【2024インターハイ】東山:瀬川の支配力とエース不在の間にステップしたチームメイトの貢献が決め手となって成し遂げた全国制覇
「オフェンスができなかったとしても、自分はそれだけで終わる選手じゃないです。自分ができることを最後まで探した結果、ディフェンスで少しは貢献できたのかなと思います。4Qの最後はスキルとかそういうのではなく、3年生の意地であったり、気持ちだと思っているので、そこでスティールできたのはよかったと思います」
美濃加茂との決勝、瀬川は1Qで2ファウルになるが、佐藤が2本の3Pショットを決めるなど、東山が先に主導権を握った。8点差で迎えた3Q、瀬川は2本のジャンプショットを決めると、ベースラインからカットした南川陸斗のレイアップをアシストし、リードを2ケタに乗せる原動力になる。得点だけでなく、ゲームメイクでも冴えを見せた瀬川は、3Q終了間際に小野寺星夢のブザービーターとなる3Pショットをクリエイトするなど試合を支配。リードを21点まで広げた東山は、美濃加茂の追撃を振り切って悲願の全国制覇を成し遂げた。

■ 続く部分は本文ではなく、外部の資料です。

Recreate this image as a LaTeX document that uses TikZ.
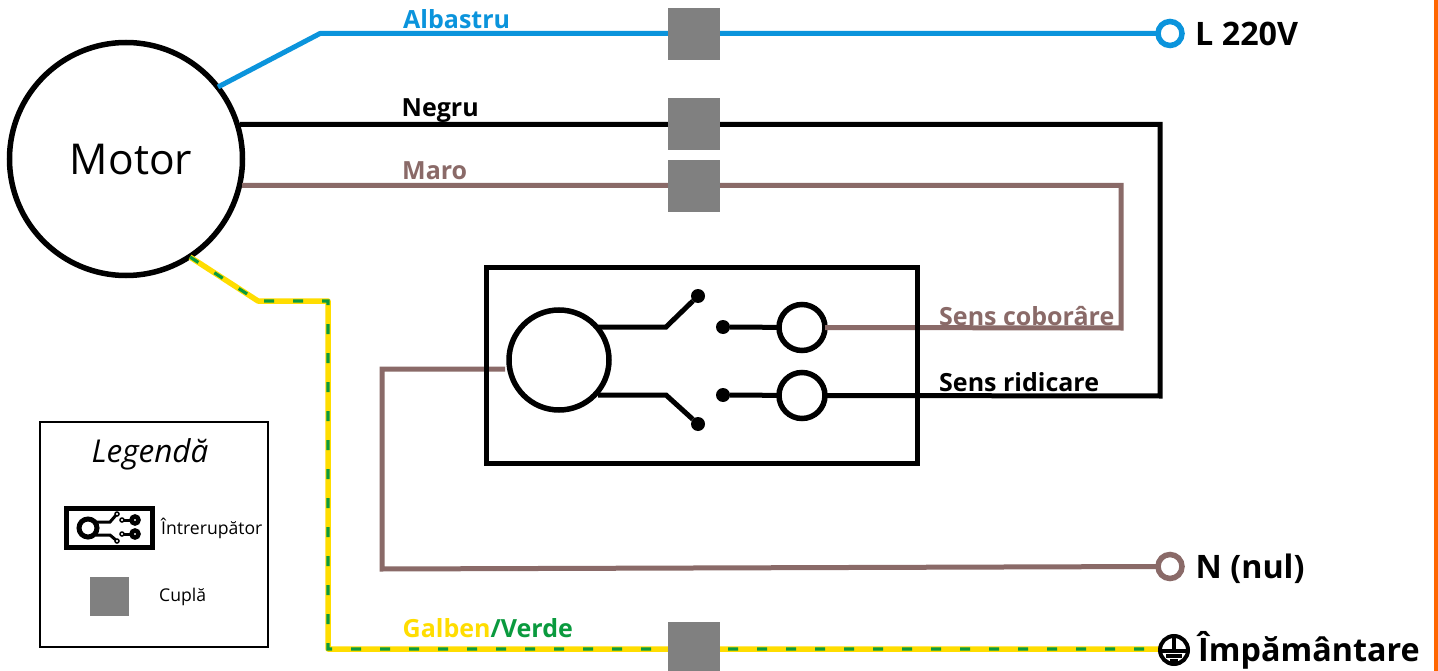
\documentclass[tikz,border=0pt]{standalone}
\usepackage{fontspec}
\usetikzlibrary{calc}
\setmainfont{Open Sans}
\definecolor{wblue}{HTML}{0B94DC}
\definecolor{wbrown}{HTML}{8A6A68}
\definecolor{wyellow}{HTML}{FFDD00}
\definecolor{wgreen}{HTML}{0A9A3E}
\definecolor{cgray}{HTML}{808080}
\definecolor{edgeorange}{HTML}{FF6600}
\tikzset{
  blackwire/.style={draw=black,line width=5pt,line join=miter},
  brownwire/.style={draw=wbrown,line width=5pt,line join=miter},
  bluewire/.style={draw=wblue,line width=5pt,line join=round},
  yellowwire/.style={draw=wyellow,line width=5.5pt,line join=round},
  greenwire/.style={draw=wgreen,line width=3.2pt,dash pattern=on 10pt off 19pt},
  coupler/.style={fill=cgray,draw=none,minimum size=52pt,inner sep=0pt,outer sep=0pt,rectangle},
  term/.style={circle,draw,line width=5.5pt,fill=white,minimum size=24pt,inner sep=0pt,outer sep=0pt},
  ring/.style={circle,draw=black,line width=5.5pt,fill=white,inner sep=0pt,outer sep=0pt},
  dot/.style={circle,fill=black,minimum size=14pt,inner sep=0pt,outer sep=0pt},
  swline/.style={draw=black,line width=5pt},
  wirelabel/.style={font=\bfseries\fontsize{25}{27}\selectfont,anchor=base west,inner sep=0pt},
  endlabel/.style={font=\bfseries\fontsize{32.3}{34}\selectfont,anchor=base west,inner sep=0pt},
  smalltext/.style={font=\fontsize{17.6}{19}\selectfont,anchor=base west,inner sep=0pt},
  licon/.style={draw=black,line width=5pt},
}
\begin{document}
\begin{tikzpicture}[x=1pt,y=-1pt]
\useasboundingbox (0,0) rectangle (1438,671);
\fill[white] (0,0) rectangle (1438,671);
\fill[edgeorange] (1433.5,0) rectangle (1437.5,671);

% motor and terminals
\node[ring,minimum size=233pt] (motor) at (126,159) {};
\node[font=\fontsize{42.5}{45}\selectfont,inner sep=0pt] (motorT) at (131,160) {Motor};
\node[term,draw=wblue] (tL) at (1170,33.5) {};
\node[term,draw=wbrown] (tN) at (1170,566.5) {};
\coordinate (tG) at (1160,649);

% bends
\coordinate (b1) at (320,33.5);
\coordinate (k1) at (1160,124.5);
\coordinate (k2) at (1160,396);
\coordinate (m1) at (1121,185.5);
\coordinate (m2) at (1121,328);
\coordinate (g1) at (258,301);
\coordinate (g2) at (328,301);
\coordinate (g3) at (328,649);
\coordinate (n1) at (382,369);
\coordinate (n2) at (382,569);
\coordinate (n0) at (505,369);
\coordinate (mBlue) at (218,87);
\coordinate (mBlack) at (240,124.5);
\coordinate (mBrown) at (242,185.5);
\coordinate (mGround) at (190,257);

% switch rings and dots
\node[ring,minimum size=100pt] (sw) at (559,360) {};
\node[ring,minimum size=46pt] (rUp) at (802,327.5) {};
\node[ring,minimum size=46pt] (rDn) at (802,395.5) {};
\node[dot] (dUp) at (698,296) {};
\node[dot] (dDn) at (698,424) {};
\node[dot] (cUp) at (723,327) {};
\node[dot] (cDn) at (723,395) {};
\coordinate (sUpA) at (598,327);
\coordinate (sUpB) at (666,327);
\coordinate (sDnA) at (598,395);
\coordinate (sDnB) at (666,395);

% wires
\draw[bluewire] (mBlue) -- (b1) -- (tL.west);
\draw[blackwire] (mBlack) -- (k1) -- (k2) -- (rDn.east);
\draw[brownwire] (mBrown) -- (m1) -- (m2) -- (rUp.east);
\draw[brownwire] (n0) -- (n1) -- (n2) -- (tN.west);
\draw[yellowwire] (mGround) -- (g1) -- (g2) -- (g3) -- (tG);
\draw[greenwire] (mGround) -- (g1) -- (g2) -- (g3) -- (tG);

% switch interior
\draw[swline,line join=miter] (sUpA) -- (sUpB) -- (dUp);
\draw[swline,line join=miter] (sDnA) -- (sDnB) -- (dDn);
\draw[swline] (cUp) -- (rUp);
\draw[swline] (cDn) -- (rDn);
\node[draw=black,line width=5pt,minimum width=431.5pt,minimum height=195.5pt,inner sep=0pt,outer sep=0pt] (swbox) at (702,365.25) {};

% couplers
\node[coupler] (c1) at (694,34) {};
\node[coupler] (c2) at (694,124) {};
\node[coupler] (c3) at (694,186) {};
\node[coupler,minimum height=49pt] (c4) at (694,646.5) {};

% wire labels
\node[wirelabel,text=wblue] (lAl) at (403,29) {Albastru};
\node[wirelabel] (lNe) at (401.5,117) {Negru};
\node[wirelabel,text=wbrown] (lMa) at (402,180) {Maro};
\node[wirelabel,text=wbrown] (lCo) at (939,325) {Sens coborâre};
\node[wirelabel] (lRi) at (939,391) {Sens ridicare};
\node[wirelabel] (lGa) at (402.5,637) {\textcolor{wyellow}{Galben}\textcolor{wgreen}{/Verde}};

% end labels
\node[endlabel] (lL) at (1195,45.5) {L 220V};
\node[endlabel] (lN) at (1195.5,578) {N (nul)};
\node[endlabel] (lI) at (1198,661) {Împământare};

% ground symbol
\node[circle,draw=black,line width=4pt,fill=white,minimum size=28pt,inner sep=0pt,outer sep=0pt] (gnd) at (1174,650) {};
\draw[line width=3.5pt] (gnd.north) -- ($(gnd)+(0,1)$);
\draw[line width=3.5pt] ($(gnd)+(-12,1)$) -- ($(gnd)+(12,1)$);
\draw[line width=3.5pt] ($(gnd)+(-8,6)$) -- ($(gnd)+(8,6)$);
\draw[line width=3.5pt] ($(gnd)+(-4,11)$) -- ($(gnd)+(4,11)$);

% legend
\node[draw=black,line width=1.2pt,minimum width=228pt,minimum height=225pt,inner sep=0pt,outer sep=0pt] (leg) at (154,534.5) {};
\node[font=\itshape\fontsize{31.5}{33}\selectfont,inner sep=0pt,anchor=base] (legT) at (150,462) {Legendă};
\node[draw=black,line width=5pt,minimum width=86pt,minimum height=39pt,inner sep=0pt,outer sep=0pt] (licon) at (109.5,528) {};
\node[circle,licon,minimum size=18pt,inner sep=0pt,outer sep=0pt] (lr) at (88,528) {};
\node[circle,draw=black,line width=4.5pt,fill=white,minimum size=7pt,inner sep=0pt,outer sep=0pt] (la) at (135,520) {};
\node[circle,draw=black,line width=4.5pt,fill=white,minimum size=7pt,inner sep=0pt,outer sep=0pt] (lb) at (135,534) {};
\node[circle,draw=black,line width=1.5pt,fill=white,minimum size=4pt,inner sep=0pt,outer sep=0pt] (la1) at (117,514) {};
\node[circle,draw=black,line width=1.5pt,fill=white,minimum size=4pt,inner sep=0pt,outer sep=0pt] (la2) at (122,520) {};
\node[circle,draw=black,line width=1.5pt,fill=white,minimum size=4pt,inner sep=0pt,outer sep=0pt] (lb2) at (122,534) {};
\node[circle,draw=black,line width=1.5pt,fill=white,minimum size=4pt,inner sep=0pt,outer sep=0pt] (lb1) at (117,541) {};
\coordinate (lk0) at (96,522);
\coordinate (lk1) at (110,522);
\coordinate (lk3) at (96,535);
\coordinate (lk2) at (110,535);
\draw[line width=3pt] (lk0) -- (lk1) -- (la1);
\draw[line width=3pt] (lk3) -- (lk2) -- (lb1);
\draw[line width=3pt] (la2) -- (la);
\draw[line width=3pt] (lb2) -- (lb);
\node[smalltext] (lgI) at (161,534) {Întrerupător};
\node[coupler,minimum size=39pt] (lgC) at (109.5,596.5) {};
\node[smalltext] (lgU) at (159,601) {Cuplă};
\end{tikzpicture}
\end{document}
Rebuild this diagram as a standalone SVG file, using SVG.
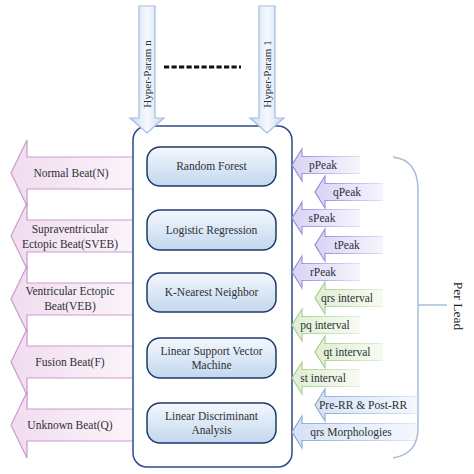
<svg xmlns="http://www.w3.org/2000/svg" width="474" height="474" viewBox="0 0 474 474">
<defs>
<linearGradient id="gPink" x1="0" y1="0" x2="1" y2="0"><stop offset="0" stop-color="#f1dcef"/><stop offset="1" stop-color="#fbf4fa"/></linearGradient>
<linearGradient id="gTop" x1="0" y1="0" x2="1" y2="0"><stop offset="0" stop-color="#c6d8ef"/><stop offset="0.5" stop-color="#f7fafe"/><stop offset="1" stop-color="#c6d8ef"/></linearGradient>
<linearGradient id="gBox" x1="0" y1="0" x2="0" y2="1"><stop offset="0" stop-color="#f4f8fd"/><stop offset="1" stop-color="#c3d7ee"/></linearGradient>
<linearGradient id="gPurple" x1="0" y1="0" x2="1" y2="0"><stop offset="0" stop-color="#d9d3f5"/><stop offset="1" stop-color="#f6f4fd"/></linearGradient>
<linearGradient id="gGreen" x1="0" y1="0" x2="1" y2="0"><stop offset="0" stop-color="#e0eed3"/><stop offset="1" stop-color="#f7fbf3"/></linearGradient>
<linearGradient id="gBlue" x1="0" y1="0" x2="1" y2="0"><stop offset="0" stop-color="#d6e3f3"/><stop offset="1" stop-color="#f5f8fd"/></linearGradient>
<linearGradient id="sPurple" x1="0" y1="0" x2="1" y2="0"><stop offset="0" stop-color="#9485d8"/><stop offset="1" stop-color="#e4e0f8"/></linearGradient>
<linearGradient id="sGreen" x1="0" y1="0" x2="1" y2="0"><stop offset="0" stop-color="#a3cd87"/><stop offset="1" stop-color="#e6f1dc"/></linearGradient>
<linearGradient id="sBlue" x1="0" y1="0" x2="1" y2="0"><stop offset="0" stop-color="#85a9d6"/><stop offset="1" stop-color="#e1eaf6"/></linearGradient>
</defs>
<style>
text{font-family:"Liberation Serif","DejaVu Serif",serif;font-size:11.5px;fill:#2c3038;text-anchor:middle}
.beat{fill:url(#gPink);stroke:#c99bcb;stroke-width:1.2}
.top{fill:url(#gTop);stroke:#a3bde0;stroke-width:1.2}
.box{fill:url(#gBox);stroke:#1f3a6a;stroke-width:1.5}
.pur{fill:url(#gPurple);stroke:url(#sPurple);stroke-width:1.2}
.grn{fill:url(#gGreen);stroke:url(#sGreen);stroke-width:1.2}
.blu{fill:url(#gBlue);stroke:url(#sBlue);stroke-width:1.2}
</style>
<rect width="474" height="474" fill="#ffffff"/>

<g id="beats">
<g id="beat-n"><path class="beat" d="M134,157 L27,157 L27,140 L11,173 L27,206 L27,189 L134,189 Z"/><text x="71" y="177">Normal Beat(N)</text></g>
<g id="beat-sveb"><path class="beat" d="M134,220 L27,220 L27,203 L11,236 L27,269 L27,252 L134,252 Z"/><text x="70" y="233">Supraventricular</text><text x="70" y="248">Ectopic Beat(SVEB)</text></g>
<g id="beat-veb"><path class="beat" d="M134,283 L27,283 L27,266 L11,299 L27,332 L27,315 L134,315 Z"/><text x="70" y="295">Ventricular Ectopic</text><text x="70" y="310">Beat(VEB)</text></g>
<g id="beat-f"><path class="beat" d="M134,346 L27,346 L27,329 L11,362 L27,395 L27,378 L134,378 Z"/><text x="70" y="366">Fusion Beat(F)</text></g>
<g id="beat-q"><path class="beat" d="M134,409 L27,409 L27,392 L11,425 L27,458 L27,441 L134,441 Z"/><text x="70" y="429">Unknown Beat(Q)</text></g>
</g>

<g id="container"><rect x="133" y="126" width="159" height="341" rx="14" fill="#ffffff" stroke="#2c4c8c" stroke-width="1.5"/></g>

<g id="hyper-n"><path class="top" d="M139,6 L155,6 L155,118 L164,118 L147,133 L130,118 L139,118 Z"/><text transform="translate(150.5,74) rotate(-90)" style="font-size:11px">Hyper-Param n</text></g>
<g id="hyper-1"><path class="top" d="M259,6 L275,6 L275,118 L284,118 L267,133 L250,118 L259,118 Z"/><text transform="translate(270.5,74) rotate(-90)" style="font-size:11px">Hyper-Param 1</text></g>
<line x1="164" y1="67" x2="241" y2="67" stroke="#111" stroke-width="3" stroke-dasharray="5.2 2.3"/>

<g id="rf"><rect class="box" x="147" y="147" width="129" height="39" rx="13"/><text x="211.5" y="170">Random Forest</text></g>
<g id="lr"><rect class="box" x="147" y="210" width="129" height="40" rx="13"/><text x="211.5" y="234">Logistic Regression</text></g>
<g id="knn"><rect class="box" x="147" y="273" width="129" height="39" rx="13"/><text x="211.5" y="296">K-Nearest Neighbor</text></g>
<g id="lsvm"><rect class="box" x="147" y="338" width="129" height="40" rx="13"/><text x="211.5" y="355">Linear Support Vector</text><text x="211.5" y="369">Machine</text></g>
<g id="lda"><rect class="box" x="147" y="403" width="129" height="40" rx="13"/><text x="211.5" y="420">Linear Discriminant</text><text x="211.5" y="434">Analysis</text></g>

<g id="features">
<g id="ppeak"><path class="pur" d="M360,156.5 L302,156.5 L302,149 L292,165 L302,181 L302,173.5 L360,173.5"/><text x="323" y="169">pPeak</text></g>
<g id="qpeak"><path class="pur" d="M383,183.5 L325,183.5 L325,176 L315,192 L325,208 L325,200.5 L383,200.5"/><text x="347" y="196">qPeak</text></g>
<g id="speak"><path class="pur" d="M360,209.5 L302,209.5 L302,202 L292,218 L302,234 L302,226.5 L360,226.5"/><text x="322" y="222">sPeak</text></g>
<g id="tpeak"><path class="pur" d="M383,236.5 L325,236.5 L325,229 L315,245 L325,261 L325,253.5 L383,253.5"/><text x="347" y="249">tPeak</text></g>
<g id="rpeak"><path class="pur" d="M360,263.5 L302,263.5 L302,256 L292,272 L302,288 L302,280.5 L360,280.5"/><text x="323" y="276">rPeak</text></g>
<g id="qrsint"><path class="grn" d="M383,289.5 L325,289.5 L325,282 L315,298 L325,314 L325,306.5 L383,306.5"/><text x="347" y="302">qrs interval</text></g>
<g id="pqint"><path class="grn" d="M360,316.5 L302,316.5 L302,309 L292,325 L302,341 L302,333.5 L360,333.5"/><text x="325" y="329">pq interval</text></g>
<g id="qtint"><path class="grn" d="M383,343.5 L325,343.5 L325,336 L315,352 L325,368 L325,360.5 L383,360.5"/><text x="347" y="356">qt interval</text></g>
<g id="stint"><path class="grn" d="M360,369.5 L302,369.5 L302,362 L292,378 L302,394 L302,386.5 L360,386.5"/><text x="323" y="382">st interval</text></g>
<g id="rr"><path class="blu" d="M417,396.5 L325,396.5 L325,389 L315,405 L325,421 L325,413.5 L417,413.5"/><text x="363" y="409">Pre-RR &amp; Post-RR</text></g>
<g id="morph"><path class="blu" d="M417,423.5 L302,423.5 L302,416 L292,432 L302,448 L302,440.5 L417,440.5"/><text x="351" y="436">qrs Morphologies</text></g>
</g>

<g id="connectors">
<path d="M393,157 Q418,160 418,190 L418,428 Q418,454 393,458 M418,305 L447,305" fill="none" stroke="#a9bdd8" stroke-width="1.5"/>
</g>
<g id="perlead"><text transform="translate(454,306) rotate(90)" style="font-size:13.5px;fill:#222">Per Lead</text></g>
</svg>
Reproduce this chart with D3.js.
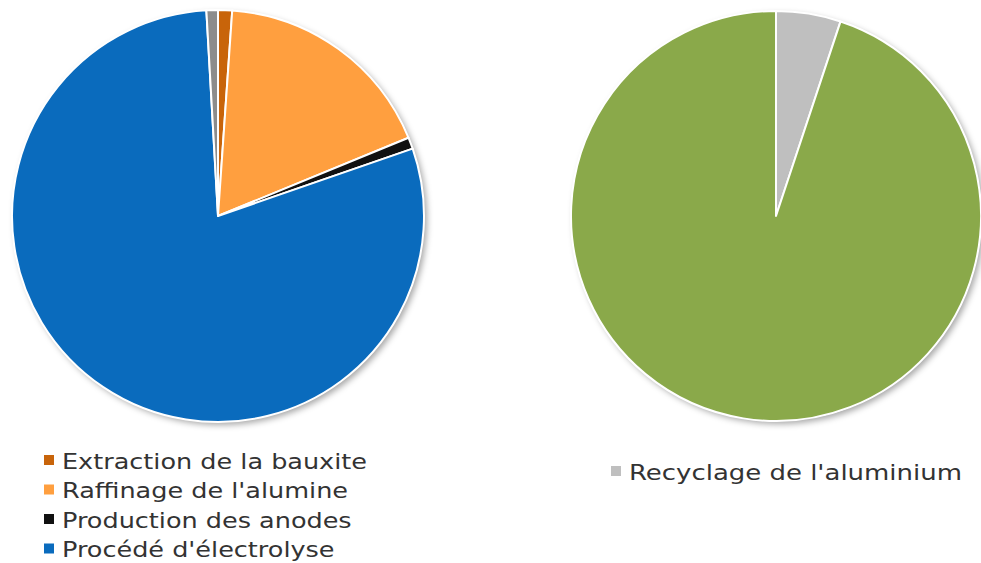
<!DOCTYPE html>
<html><head><meta charset="utf-8">
<script src="https://cdn.jsdelivr.net/npm/d3@7"></script>
<style>body{margin:0;background:#fff;}svg{display:block;}</style>
</head><body>
<script>
// Left pie (clockwise from 12 o'clock)
const leftCategories = ["Extraction de la bauxite","Raffinage de l'alumine","Production des anodes","Procédé d'électrolyse","Recyclage"];
const leftValues = [1.1, 17.7, 0.9, 79.4, 0.9];
const leftColors = ["#c8640a","#ff9f3f","#111111","#0a6bbd","#8c8c8c"];
const leftLegend = [0,1,2,3];
// Right pie
const rightCategories = ["Recyclage de l'aluminium","Production primaire"];
const rightValues = [5.1, 94.9];
const rightColors = ["#bfbfbf","#8aa94a"];
const rightLegend = [0];

const W=981,H=563;
const svg=d3.select("body").append("svg").attr("width",W).attr("height",H);
const defs=svg.append("defs");
const f=defs.append("filter").attr("id","sh").attr("x","-20%").attr("y","-20%").attr("width","140%").attr("height","140%");
f.append("feDropShadow").attr("dx",3).attr("dy",3).attr("stdDeviation",3).attr("flood-color","#000").attr("flood-opacity",0.35);

function drawPie(cx,cy,r,values,colors){
  const pie=d3.pie().sort(null).value(d=>d);
  const arc=d3.arc().innerRadius(0).outerRadius(r);
  const g=svg.append("g").attr("transform",`translate(${cx},${cy})`);
  g.append("circle").attr("r",r).attr("fill","#fff").attr("filter","url(#sh)");
  g.selectAll("path").data(pie(values)).join("path")
    .attr("d",arc).attr("fill",(d,i)=>colors[i])
    .attr("stroke","#fff").attr("stroke-width",2).attr("stroke-linejoin","round");
}
drawPie(218,216,206,leftValues,leftColors);
drawPie(776,216,205,rightValues,rightColors);

function legend(x,y,step,items,cats,colors,sx){
  const g=svg.append("g").attr("transform",`translate(${x},${y})`);
  items.forEach((idx,k)=>{
    const row=g.append("g").attr("transform",`translate(0,${k*step})`);
    row.append("rect").attr("x",0).attr("y",-6).attr("width",10).attr("height",10).attr("fill",colors[idx]);
    row.append("text").attr("transform",`translate(18,0) scale(${sx},1)`).attr("dy","0.35em")
      .attr("font-family","DejaVu Sans").attr("font-size",22).attr("fill","#333")
      .text(cats[idx]);
  });
}
legend(44,461,29.5,leftLegend,leftCategories,leftColors,1.16);
legend(611,472,29.5,rightLegend,rightCategories,rightColors,1.18);
</script>
</body></html>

「本当に途中で出てくる選手だったり、スタートで出ている凪であったり、本当に全員が自分の役割を明確に、それを最後までやれたことが勝因だと思います」
瀬川がこう振り返ったように、美濃加茂戦の東山は瀬川の21点を筆頭に佐藤が16点、小野寺がベンチから出てきて15点、効果的なカットからレイアップを決めた南川が10点、1年生の中村颯斗が9点を記録。試合に出場した7人全員が最低1本のFGを決めていたことでも、チームとしてうまく戦えていたのは明らかだった。
6月の近畿大会終了後、瀬川はアメリカのアトランタで行われたNBAアカデミーゲームに参加するためにチームを離れた。インターハイに向けた準備期間で絶対的な大黒柱が約1か月不在になった東山は、福岡第一との練習試合でプレッシャー・ディフェンスに対応しきれずに大敗したという。しかし、この間に選手たちはお互いの存在がいかに重要かを知り、一生懸命練習に取り組んできた成果が初のインターハイ制覇につながったのは間違いない。